Dieser Roman hat alles, was ein Buch braucht, um zu Herzen zu gehen, Spannung zu erzeugen und Empathie zu wecken. Einen einfühlsamen, ruhigen, aber berührenden Schreibstil, ein atmosphärisch dichtes Setting und vor allem ungemein liebenswerte Hauptfiguren.
Henrietta, Anfang Dreißig, Single, dafür mit grantigem Hund zusammenlebend, in vielen Jobs bisher gescheitert, trifft auf Annie, Mitte Sechzig, verwitwet, einsam und sterbenskrank. Die beiden so ungleichen Frauen begegnen sich an Henriettas neuem Arbeitsplatz, dem Café Leben. Dort, dem kleinen an eine Krebsambulanz angeschlossenen Café, hat sie die Aufgabe, Lebensbücher zu schreiben, für diejenigen, die nicht mehr lange zu leben haben und ihren Angehörigen etwas hinterlassen wollen.

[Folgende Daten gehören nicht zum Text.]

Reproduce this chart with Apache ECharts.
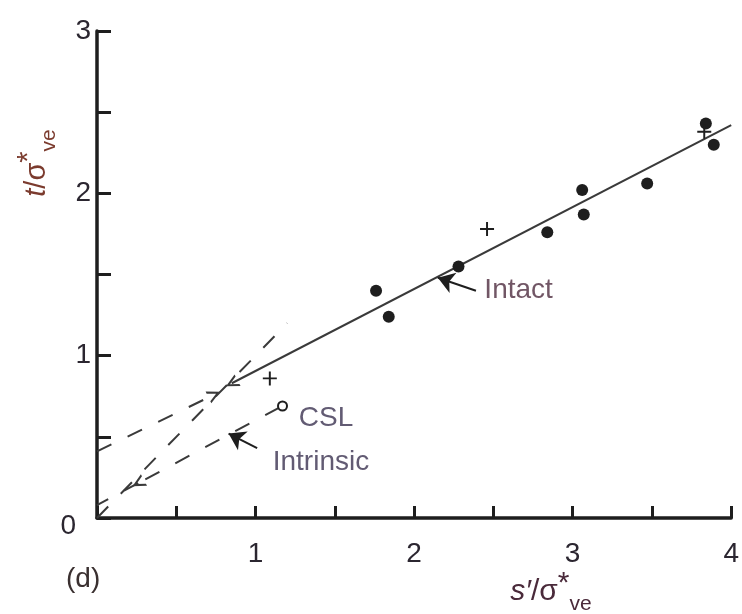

Ausgestattet mit einem ziemlich bürokratischen Fragebogen, einer karierten Thermosflasche und wenig bis gar nicht vorhandener Sentimentalität – die absolute Voraussetzung für diese Aufgabe – wartet Henrietta auf die Menschen, die ihr ihre Geschichten erzählen wollen, aus denen sie dann die Lebensbücher gestalten soll.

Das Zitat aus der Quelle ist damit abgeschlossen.